- **Your task**
Copy exactly the lines that run from the top of the listing to the line containing "lactose_e2 = [1.5, 2.7, 3.0, 2.2, 3.6, 3.5, 3.6]", both ends included, and omit the pictures.

- **Dataset extract**
----------------

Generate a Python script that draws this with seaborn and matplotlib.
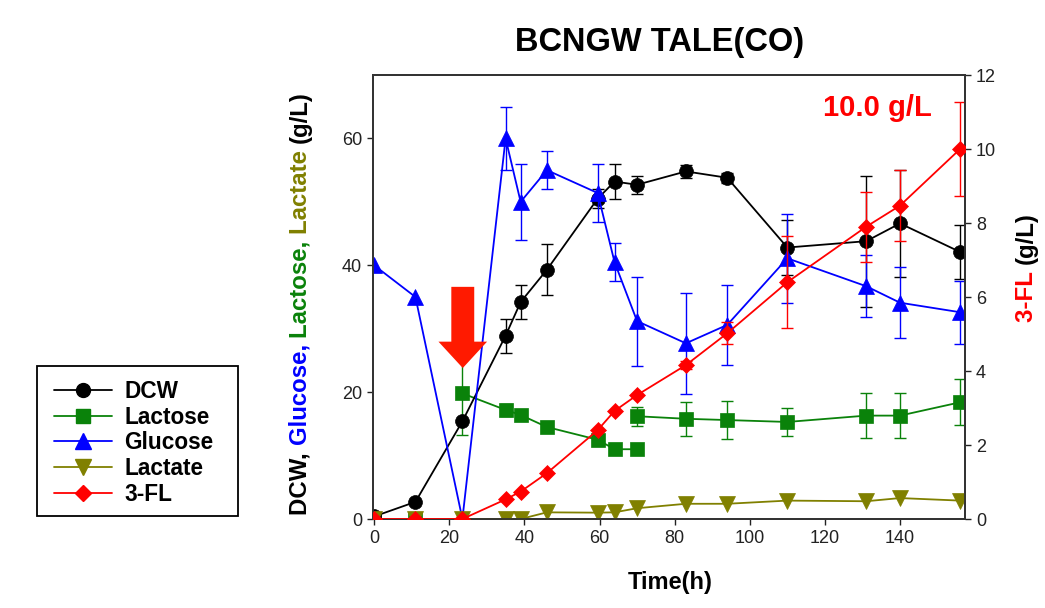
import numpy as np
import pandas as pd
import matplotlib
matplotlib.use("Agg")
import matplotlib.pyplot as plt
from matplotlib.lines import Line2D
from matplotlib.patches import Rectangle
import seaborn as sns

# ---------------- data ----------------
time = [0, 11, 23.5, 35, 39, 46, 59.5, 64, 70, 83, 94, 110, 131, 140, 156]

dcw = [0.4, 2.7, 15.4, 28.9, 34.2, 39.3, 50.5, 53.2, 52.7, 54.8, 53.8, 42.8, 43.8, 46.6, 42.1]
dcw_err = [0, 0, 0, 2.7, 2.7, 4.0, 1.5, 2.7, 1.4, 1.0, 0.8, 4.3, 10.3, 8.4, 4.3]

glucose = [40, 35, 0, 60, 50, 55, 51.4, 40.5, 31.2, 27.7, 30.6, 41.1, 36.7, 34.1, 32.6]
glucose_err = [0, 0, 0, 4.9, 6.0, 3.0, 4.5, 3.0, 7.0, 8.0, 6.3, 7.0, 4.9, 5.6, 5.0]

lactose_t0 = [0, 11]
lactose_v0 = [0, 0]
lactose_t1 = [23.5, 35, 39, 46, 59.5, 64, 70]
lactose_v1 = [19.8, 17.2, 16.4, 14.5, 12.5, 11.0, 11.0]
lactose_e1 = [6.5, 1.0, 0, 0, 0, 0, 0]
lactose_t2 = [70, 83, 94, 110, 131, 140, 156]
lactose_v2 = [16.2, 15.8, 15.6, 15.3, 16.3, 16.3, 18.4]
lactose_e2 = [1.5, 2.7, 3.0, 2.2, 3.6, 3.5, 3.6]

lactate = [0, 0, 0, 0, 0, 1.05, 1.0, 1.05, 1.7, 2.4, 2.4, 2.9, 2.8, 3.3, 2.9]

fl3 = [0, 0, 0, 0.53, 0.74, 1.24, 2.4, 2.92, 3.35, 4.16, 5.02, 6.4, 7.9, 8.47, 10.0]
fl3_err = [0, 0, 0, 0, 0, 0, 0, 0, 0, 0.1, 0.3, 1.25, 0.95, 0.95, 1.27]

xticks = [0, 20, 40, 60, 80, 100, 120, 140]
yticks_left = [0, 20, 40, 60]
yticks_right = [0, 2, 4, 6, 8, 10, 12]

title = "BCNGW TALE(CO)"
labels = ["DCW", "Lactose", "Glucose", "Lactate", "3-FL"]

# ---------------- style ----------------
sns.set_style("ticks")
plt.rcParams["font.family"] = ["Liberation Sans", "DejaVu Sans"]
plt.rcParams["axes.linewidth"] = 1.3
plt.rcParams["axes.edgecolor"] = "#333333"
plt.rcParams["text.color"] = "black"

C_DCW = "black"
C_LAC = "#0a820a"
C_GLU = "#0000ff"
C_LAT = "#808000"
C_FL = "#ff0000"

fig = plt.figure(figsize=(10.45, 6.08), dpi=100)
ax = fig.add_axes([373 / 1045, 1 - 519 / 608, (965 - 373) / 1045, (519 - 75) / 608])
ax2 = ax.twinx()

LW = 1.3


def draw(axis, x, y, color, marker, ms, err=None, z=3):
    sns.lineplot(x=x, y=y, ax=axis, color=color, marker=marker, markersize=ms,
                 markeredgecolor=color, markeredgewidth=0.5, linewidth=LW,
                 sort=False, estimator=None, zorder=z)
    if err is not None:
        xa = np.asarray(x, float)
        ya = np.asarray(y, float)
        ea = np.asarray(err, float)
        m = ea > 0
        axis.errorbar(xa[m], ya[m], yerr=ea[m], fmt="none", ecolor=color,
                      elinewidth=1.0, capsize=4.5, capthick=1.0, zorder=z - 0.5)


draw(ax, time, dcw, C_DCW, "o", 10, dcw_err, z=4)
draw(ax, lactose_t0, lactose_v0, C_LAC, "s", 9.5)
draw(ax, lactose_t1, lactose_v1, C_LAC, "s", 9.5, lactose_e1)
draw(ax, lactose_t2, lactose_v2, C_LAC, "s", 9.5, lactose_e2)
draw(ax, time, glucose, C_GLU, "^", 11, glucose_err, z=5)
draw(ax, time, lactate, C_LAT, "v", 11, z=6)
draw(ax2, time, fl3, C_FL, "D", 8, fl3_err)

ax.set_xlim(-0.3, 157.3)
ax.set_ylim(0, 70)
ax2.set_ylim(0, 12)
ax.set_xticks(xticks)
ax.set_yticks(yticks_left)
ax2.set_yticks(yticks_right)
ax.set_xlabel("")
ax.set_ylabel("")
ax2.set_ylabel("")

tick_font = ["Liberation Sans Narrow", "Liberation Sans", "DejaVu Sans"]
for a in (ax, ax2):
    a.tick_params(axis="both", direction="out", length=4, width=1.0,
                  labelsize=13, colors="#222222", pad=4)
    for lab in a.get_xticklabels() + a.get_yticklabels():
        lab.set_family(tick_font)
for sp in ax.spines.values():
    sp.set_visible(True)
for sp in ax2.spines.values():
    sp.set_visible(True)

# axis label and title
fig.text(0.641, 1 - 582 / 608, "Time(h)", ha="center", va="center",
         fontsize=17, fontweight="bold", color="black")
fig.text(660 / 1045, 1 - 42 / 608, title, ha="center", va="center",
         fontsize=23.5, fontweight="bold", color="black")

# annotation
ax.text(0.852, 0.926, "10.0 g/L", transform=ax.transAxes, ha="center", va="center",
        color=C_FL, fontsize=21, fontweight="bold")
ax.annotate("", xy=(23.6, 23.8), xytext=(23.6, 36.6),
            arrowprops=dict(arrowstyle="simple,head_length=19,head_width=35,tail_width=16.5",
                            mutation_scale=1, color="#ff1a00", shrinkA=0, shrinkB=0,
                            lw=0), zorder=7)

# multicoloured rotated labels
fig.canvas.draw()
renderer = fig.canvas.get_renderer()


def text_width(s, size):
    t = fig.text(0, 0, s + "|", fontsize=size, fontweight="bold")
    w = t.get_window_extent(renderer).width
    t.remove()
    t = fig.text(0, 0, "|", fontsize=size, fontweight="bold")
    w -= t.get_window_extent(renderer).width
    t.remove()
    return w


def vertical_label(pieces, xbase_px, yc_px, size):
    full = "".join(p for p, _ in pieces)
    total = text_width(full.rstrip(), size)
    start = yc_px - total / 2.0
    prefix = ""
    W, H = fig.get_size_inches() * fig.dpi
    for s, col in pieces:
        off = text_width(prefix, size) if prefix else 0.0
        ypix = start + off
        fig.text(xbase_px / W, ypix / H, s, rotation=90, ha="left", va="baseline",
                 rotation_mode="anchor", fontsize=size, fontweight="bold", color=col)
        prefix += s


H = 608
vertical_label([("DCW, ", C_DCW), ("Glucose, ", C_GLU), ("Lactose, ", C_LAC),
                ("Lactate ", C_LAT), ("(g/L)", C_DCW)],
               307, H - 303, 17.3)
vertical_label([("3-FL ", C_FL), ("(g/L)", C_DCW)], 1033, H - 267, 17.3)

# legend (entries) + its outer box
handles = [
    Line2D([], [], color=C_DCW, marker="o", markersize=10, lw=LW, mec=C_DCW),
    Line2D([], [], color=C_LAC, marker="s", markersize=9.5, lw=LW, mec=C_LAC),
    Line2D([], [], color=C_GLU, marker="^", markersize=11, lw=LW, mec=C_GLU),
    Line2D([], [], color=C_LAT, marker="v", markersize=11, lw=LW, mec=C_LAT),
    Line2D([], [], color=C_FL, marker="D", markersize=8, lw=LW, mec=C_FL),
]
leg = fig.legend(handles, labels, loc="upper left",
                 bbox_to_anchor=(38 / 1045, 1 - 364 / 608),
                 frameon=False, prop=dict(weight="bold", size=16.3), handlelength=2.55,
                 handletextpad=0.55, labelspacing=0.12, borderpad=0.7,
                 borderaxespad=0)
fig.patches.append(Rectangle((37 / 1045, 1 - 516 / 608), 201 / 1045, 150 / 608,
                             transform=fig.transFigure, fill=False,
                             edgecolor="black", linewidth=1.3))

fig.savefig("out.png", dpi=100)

----------------

- **Task answer**
Generate a Python script that draws this with seaborn and matplotlib.
import numpy as np
import pandas as pd
import matplotlib
matplotlib.use("Agg")
import matplotlib.pyplot as plt
from matplotlib.lines import Line2D
from matplotlib.patches import Rectangle
import seaborn as sns

# ---------------- data ----------------
time = [0, 11, 23.5, 35, 39, 46, 59.5, 64, 70, 83, 94, 110, 131, 140, 156]

dcw = [0.4, 2.7, 15.4, 28.9, 34.2, 39.3, 50.5, 53.2, 52.7, 54.8, 53.8, 42.8, 43.8, 46.6, 42.1]
dcw_err = [0, 0, 0, 2.7, 2.7, 4.0, 1.5, 2.7, 1.4, 1.0, 0.8, 4.3, 10.3, 8.4, 4.3]

glucose = [40, 35, 0, 60, 50, 55, 51.4, 40.5, 31.2, 27.7, 30.6, 41.1, 36.7, 34.1, 32.6]
glucose_err = [0, 0, 0, 4.9, 6.0, 3.0, 4.5, 3.0, 7.0, 8.0, 6.3, 7.0, 4.9, 5.6, 5.0]

lactose_t0 = [0, 11]
lactose_v0 = [0, 0]
lactose_t1 = [23.5, 35, 39, 46, 59.5, 64, 70]
lactose_v1 = [19.8, 17.2, 16.4, 14.5, 12.5, 11.0, 11.0]
lactose_e1 = [6.5, 1.0, 0, 0, 0, 0, 0]
lactose_t2 = [70, 83, 94, 110, 131, 140, 156]
lactose_v2 = [16.2, 15.8, 15.6, 15.3, 16.3, 16.3, 18.4]
lactose_e2 = [1.5, 2.7, 3.0, 2.2, 3.6, 3.5, 3.6]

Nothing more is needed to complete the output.